**The exercise**.
Return the listing below unchanged, minus its pictures.

**Available data**.
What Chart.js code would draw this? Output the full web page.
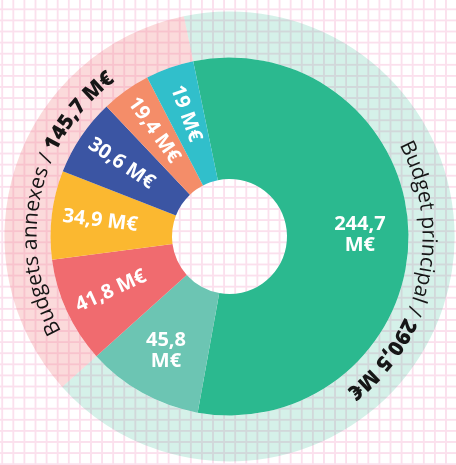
<!DOCTYPE html>
<html>
<head>
<meta charset="utf-8">
<script src="https://cdn.jsdelivr.net/npm/chart.js@4.4.1/dist/chart.umd.min.js"></script>
<style>
  html, body {
    margin: 0;
    padding: 0;
    width: 456px;
    height: 465px;
    overflow: hidden;
    background-color: #ffffff;
    background-image:
      linear-gradient(to right, rgb(251, 224, 237) 1.5px, transparent 1.5px),
      linear-gradient(to bottom, rgb(251, 224, 237) 1.5px, transparent 1.5px);
    background-size: 11.1px 11.1px;
    background-position: 1.3px 8.4px;
  }
  #wrap { width: 456px; height: 465px; }
</style>
</head>
<body>
<div id="wrap"><canvas id="budget" width="456" height="465"></canvas></div>
<script>
// inner ring : detail of each budget (M€), clockwise from the top
const innerValues = [244.7, 45.8, 41.8, 34.9, 30.6, 19.4, 19];
const innerLabels = ['244,7 M€', '45,8 M€', '41,8 M€', '34,9 M€', '30,6 M€', '19,4 M€', '19 M€'];
const innerGroup = [0, 0, 1, 1, 1, 1, 1];
const innerColors = ['#2bb98f', '#6cc5b3', '#f06b6f', '#fbb830', '#3b55a3', '#f48d69', '#31bfcb'];

// outer ring : totals by group
const groupValues = [290.5, 145.7];
const groupNames = ['Budget principal', 'Budgets annexes'];
const groupTotals = ['290,5 M€', '145,7 M€'];
const groupColors = ['rgba(43, 185, 143, 0.2)', 'rgba(240, 107, 111, 0.25)'];

// white values inside the inner ring
const valueLabels = {
    id: 'valueLabels',
    afterDatasetsDraw(chart) {
        const ctx = chart.ctx;
        const meta = chart.getDatasetMeta(1);
        ctx.save();
        ctx.fillStyle = '#ffffff';
        ctx.font = 'bold 20px "Open Sans", sans-serif';
        ctx.textAlign = 'center';
        ctx.textBaseline = 'middle';
        meta.data.forEach(function(arc, i) {
            const p = arc.getProps(['x', 'y', 'startAngle', 'endAngle', 'innerRadius', 'outerRadius'], true);
            const mid = (p.startAngle + p.endAngle) / 2;
            const r = p.innerRadius + (p.outerRadius - p.innerRadius) * 0.6;
            const x = p.x + r * Math.cos(mid);
            const y = p.y + r * Math.sin(mid);
            ctx.save();
            ctx.translate(x, y);
            if (innerGroup[i] === 0) {
                const txt = innerLabels[i];
                const cut = txt.lastIndexOf(' ');
                ctx.fillText(txt.slice(0, cut), 0, -10.5);
                ctx.fillText(txt.slice(cut + 1), 0, 10.5);
            } else {
                ctx.rotate(mid + Math.PI);
                ctx.fillText(innerLabels[i], 0, 0);
            }
            ctx.restore();
        });
        ctx.restore();
    }
};

// group names written along the outer ring
const ringTitles = {
    id: 'ringTitles',
    afterDatasetsDraw(chart) {
        const ctx = chart.ctx;
        const meta = chart.getDatasetMeta(0);
        const regular = '21px "Open Sans", sans-serif';
        const bold = '800 21px "Open Sans", sans-serif';
        ctx.save();
        ctx.fillStyle = '#161616';
        ctx.textAlign = 'left';
        ctx.textBaseline = 'alphabetic';
        meta.data.forEach(function(arc, i) {
            const p = arc.getProps(['x', 'y', 'startAngle', 'endAngle', 'innerRadius', 'outerRadius'], true);
            const radius = p.innerRadius + 14;
            const parts = [
                { text: groupNames[i] + ' / ', font: regular },
                { text: groupTotals[i], font: bold }
            ];
            let total = 0;
            parts.forEach(function(part) {
                ctx.font = part.font;
                total += ctx.measureText(part.text).width;
            });
            const center = (p.startAngle + p.endAngle) / 2 - 6 * Math.PI / 180;
            let angle = center - total / 2 / radius;
            parts.forEach(function(part) {
                ctx.font = part.font;
                for (const ch of part.text) {
                    const w = ctx.measureText(ch).width;
                    const a = angle + w / 2 / radius;
                    ctx.save();
                    ctx.translate(p.x + radius * Math.cos(a), p.y + radius * Math.sin(a));
                    ctx.rotate(a + Math.PI / 2);
                    ctx.fillText(ch, -w / 2, 0);
                    ctx.restore();
                    angle += w / radius;
                }
            });
        });
        ctx.restore();
    }
};

new Chart(document.getElementById('budget'), {
    type: 'doughnut',
    data: {
        labels: innerLabels,
        datasets: [{
            data: groupValues,
            backgroundColor: groupColors,
            borderWidth: 0,
            weight: 46
        }, {
            data: innerValues,
            backgroundColor: innerColors,
            borderWidth: 0,
            weight: 121.5
        }]
    },
    options: {
        responsive: false,
        animation: false,
        rotation: -11.7,
        cutout: 57.5,
        layout: {
            padding: { left: 4.5, right: 1.5, top: 11.5, bottom: 3.5 }
        },
        plugins: {
            legend: { display: false },
            tooltip: { enabled: false }
        }
    },
    plugins: [valueLabels, ringTitles]
});
</script>
</body>
</html>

**Result of this task**.
What Chart.js code would draw this? Output the full web page.
<!DOCTYPE html>
<html>
<head>
<meta charset="utf-8">
<script src="https://cdn.jsdelivr.net/npm/chart.js@4.4.1/dist/chart.umd.min.js"></script>
<style>
  html, body {
    margin: 0;
    padding: 0;
    width: 456px;
    height: 465px;
    overflow: hidden;
    background-color: #ffffff;
    background-image:
      linear-gradient(to right, rgb(251, 224, 237) 1.5px, transparent 1.5px),
      linear-gradient(to bottom, rgb(251, 224, 237) 1.5px, transparent 1.5px);
    background-size: 11.1px 11.1px;
    background-position: 1.3px 8.4px;
  }
  #wrap { width: 456px; height: 465px; }
</style>
</head>
<body>
<div id="wrap"><canvas id="budget" width="456" height="465"></canvas></div>
<script>
// inner ring : detail of each budget (M€), clockwise from the top
const innerValues = [244.7, 45.8, 41.8, 34.9, 30.6, 19.4, 19];
const innerLabels = ['244,7 M€', '45,8 M€', '41,8 M€', '34,9 M€', '30,6 M€', '19,4 M€', '19 M€'];
const innerGroup = [0, 0, 1, 1, 1, 1, 1];
const innerColors = ['#2bb98f', '#6cc5b3', '#f06b6f', '#fbb830', '#3b55a3', '#f48d69', '#31bfcb'];

// outer ring : totals by group
const groupValues = [290.5, 145.7];
const groupNames = ['Budget principal', 'Budgets annexes'];
const groupTotals = ['290,5 M€', '145,7 M€'];
const groupColors = ['rgba(43, 185, 143, 0.2)', 'rgba(240, 107, 111, 0.25)'];

// white values inside the inner ring
const valueLabels = {
    id: 'valueLabels',
    afterDatasetsDraw(chart) {
        const ctx = chart.ctx;
        const meta = chart.getDatasetMeta(1);
        ctx.save();
        ctx.fillStyle = '#ffffff';
        ctx.font = 'bold 20px "Open Sans", sans-serif';
        ctx.textAlign = 'center';
        ctx.textBaseline = 'middle';
        meta.data.forEach(function(arc, i) {
            const p = arc.getProps(['x', 'y', 'startAngle', 'endAngle', 'innerRadius', 'outerRadius'], true);
            const mid = (p.startAngle + p.endAngle) / 2;
            const r = p.innerRadius + (p.outerRadius - p.innerRadius) * 0.6;
            const x = p.x + r * Math.cos(mid);
            const y = p.y + r * Math.sin(mid);
            ctx.save();
            ctx.translate(x, y);
            if (innerGroup[i] === 0) {
                const txt = innerLabels[i];
                const cut = txt.lastIndexOf(' ');
                ctx.fillText(txt.slice(0, cut), 0, -10.5);
                ctx.fillText(txt.slice(cut + 1), 0, 10.5);
            } else {
                ctx.rotate(mid + Math.PI);
                ctx.fillText(innerLabels[i], 0, 0);
            }
            ctx.restore();
        });
        ctx.restore();
    }
};

// group names written along the outer ring
const ringTitles = {
    id: 'ringTitles',
    afterDatasetsDraw(chart) {
        const ctx = chart.ctx;
        const meta = chart.getDatasetMeta(0);
        const regular = '21px "Open Sans", sans-serif';
        const bold = '800 21px "Open Sans", sans-serif';
        ctx.save();
        ctx.fillStyle = '#161616';
        ctx.textAlign = 'left';
        ctx.textBaseline = 'alphabetic';
        meta.data.forEach(function(arc, i) {
            const p = arc.getProps(['x', 'y', 'startAngle', 'endAngle', 'innerRadius', 'outerRadius'], true);
            const radius = p.innerRadius + 14;
            const parts = [
                { text: groupNames[i] + ' / ', font: regular },
                { text: groupTotals[i], font: bold }
            ];
            let total = 0;
            parts.forEach(function(part) {
                ctx.font = part.font;
                total += ctx.measureText(part.text).width;
            });
            const center = (p.startAngle + p.endAngle) / 2 - 6 * Math.PI / 180;
            let angle = center - total / 2 / radius;
            parts.forEach(function(part) {
                ctx.font = part.font;
                for (const ch of part.text) {
                    const w = ctx.measureText(ch).width;
                    const a = angle + w / 2 / radius;
                    ctx.save();
                    ctx.translate(p.x + radius * Math.cos(a), p.y + radius * Math.sin(a));
                    ctx.rotate(a + Math.PI / 2);
                    ctx.fillText(ch, -w / 2, 0);
                    ctx.restore();
                    angle += w / radius;
                }
            });
        });
        ctx.restore();
    }
};

new Chart(document.getElementById('budget'), {
    type: 'doughnut',
    data: {
        labels: innerLabels,
        datasets: [{
            data: groupValues,
            backgroundColor: groupColors,
            borderWidth: 0,
            weight: 46
        }, {
            data: innerValues,
            backgroundColor: innerColors,
            borderWidth: 0,
            weight: 121.5
        }]
    },
    options: {
        responsive: false,
        animation: false,
        rotation: -11.7,
        cutout: 57.5,
        layout: {
            padding: { left: 4.5, right: 1.5, top: 11.5, bottom: 3.5 }
        },
        plugins: {
            legend: { display: false },
            tooltip: { enabled: false }
        }
    },
    plugins: [valueLabels, ringTitles]
});
</script>
</body>
</html>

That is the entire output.